The flight was not without difficulties. Carpenter encountered problems with the capsule's attitude control system, and fuel consumption for manual manoeuvring ran higher than planned. The spacecraft's automatic and manual systems were engaged and disengaged repeatedly as Carpenter responded to control anomalies and pressed on with his experimental programme. Mission controllers grew concerned about propellant margins, and the workload in the cabin was considerable throughout the roughly four and a half hours of orbital flight.

Retrofire and the Overshoot

At approximately four hours and thirty-three minutes into the mission, the retrorockets fired to begin the deorbit sequence. The retrofire event, however, compounded a series of problems that had been accumulating. The retrorockets ignited late — by approximately three seconds — and the capsule's attitude at the moment of firing was not perfectly aligned with the required retrograde orientation. These errors, individually modest, combined to produce a significant displacement in the projected landing point.

*Aurora 7* entered the atmosphere and Carpenter rode out the re-entry communications blackout in his capsule. When the spacecraft splashed down at approximately four hours and fifty-six minutes after liftoff, it was not within the primary recovery zone. The capsule had overshot the intended landing point by roughly 400 kilometres, coming down in the Atlantic considerably further along the ground track than planned. Recovery forces were not immediately on station at the splashdown location.

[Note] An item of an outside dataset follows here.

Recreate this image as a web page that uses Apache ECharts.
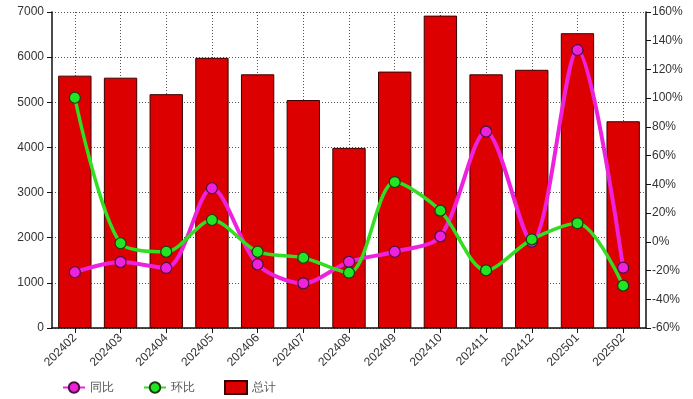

For a period of approximately forty minutes after splashdown, there was no confirmed communication from Carpenter, and uncertainty at mission control and in the public press briefly shaded into alarm. Carpenter was, in fact, in good condition. He had exited the capsule into a life raft and was floating in warm Atlantic waters, in no immediate danger. He was recovered by helicopter and subsequently by a recovery ship, and was reported to be in excellent health. The delay, while tense, had no lasting consequence for his wellbeing.

Legacy and Significance

The overshoot became the defining public narrative of *Aurora 7*, and it generated considerable discussion within NASA about crew workload, timeline management, and the relationship between an astronaut's scientific activities and the demands of systems monitoring. Some within the agency felt that Carpenter's attention to the experimental programme had contributed to the missed retrofire timing. The flight stood as an early and instructive case study in the tension between operational discipline and scientific ambition — a tension that would recur throughout the history of human spaceflight.

Yet the mission's scientific contributions deserve equal weight in any assessment. The identification of the "firefly" particles was a genuine observational result. The atmospheric and horizon photography added to an emerging body of Earth-observation data. The in-cabin fluid experiment was among the first attempts to study physical phenomena in microgravity in a controlled way, anticipating the laboratory-oriented spaceflight of later decades.

Scott Carpenter flew in space only once. He later participated in the Navy's SEALAB programme, demonstrating the same appetite for exploration in an undersea environment that he had brought to *Aurora 7*. He remained a respected figure in the history of exploration until his death in 2013.

*Aurora 7* occupies a specific and instructive place in the Mercury record. It was not the smoothest of the programme's orbital missions, but it was the most scientifically ambitious to that point, and the circumstances of its recovery provided lessons that shaped the planning and execution of every subsequent American human spaceflight.